The Commerce Department erred by selecting Brazil as the primary surrogate country in an antidumping duty review then using log input data from Malaysia, exporter Jiangsu Senmao Bamboo and Wood Industry Co. said in a July 7 complaint at the Court of International Trade. Senmao also contested Commerce's decision to deny the exporter a byproduct offset, revise the Brazilian surrogate value data for plywood and select Brazil as the primary surrogate while rejecting its log data, adjusting the plywood data and revising the financial ratios (Jiangsu Senmoa Bamboo and Wood Industry Co. v. United States, CIT #22-00190).

The case challenges the 2019-2020 administrative review of the AD order on multilatered wood flooring from China in which Senmao served as a mandatory respondent. In the review, Commerce tapped Brazil over Malaysia as the primary surrogate country, but chose to value Senmao's log inputs using Malaysian surrogate data. The respondent said this deviated from the agency's past practice to value all factors of production from a single surrogate data unless the data is unavailable or unreliable.

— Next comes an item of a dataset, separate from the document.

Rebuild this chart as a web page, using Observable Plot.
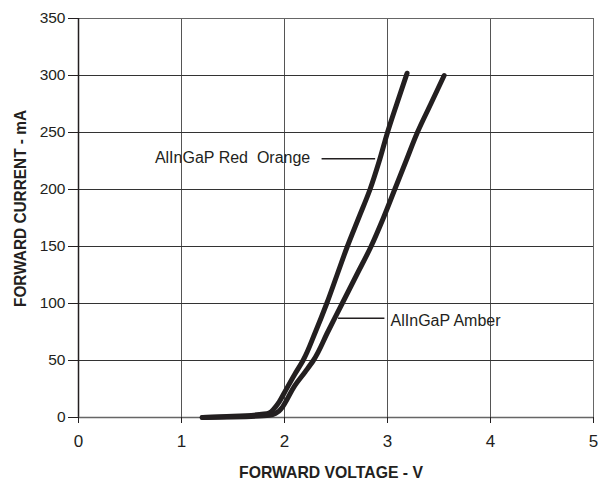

Commerce also declined to grant Senmao a byproduct offset -- a move the respondent says is contrary to its consistent decisions in past reviews to grant the byproduct offset with no new facts justifying the new treatment. Commerce also erred in how it calculated the Brazilian financial ratios and in its move to select Brazil while making adjustments to or ignoring certain of its data. "If the Department cannot value logs and plywood using the unadjusted Brazilian data then the Department’s conclusion that Brazil provides the best factors data is not reasonable and the Department should have relied on Malaysia as the primary surrogate country," the complaint said.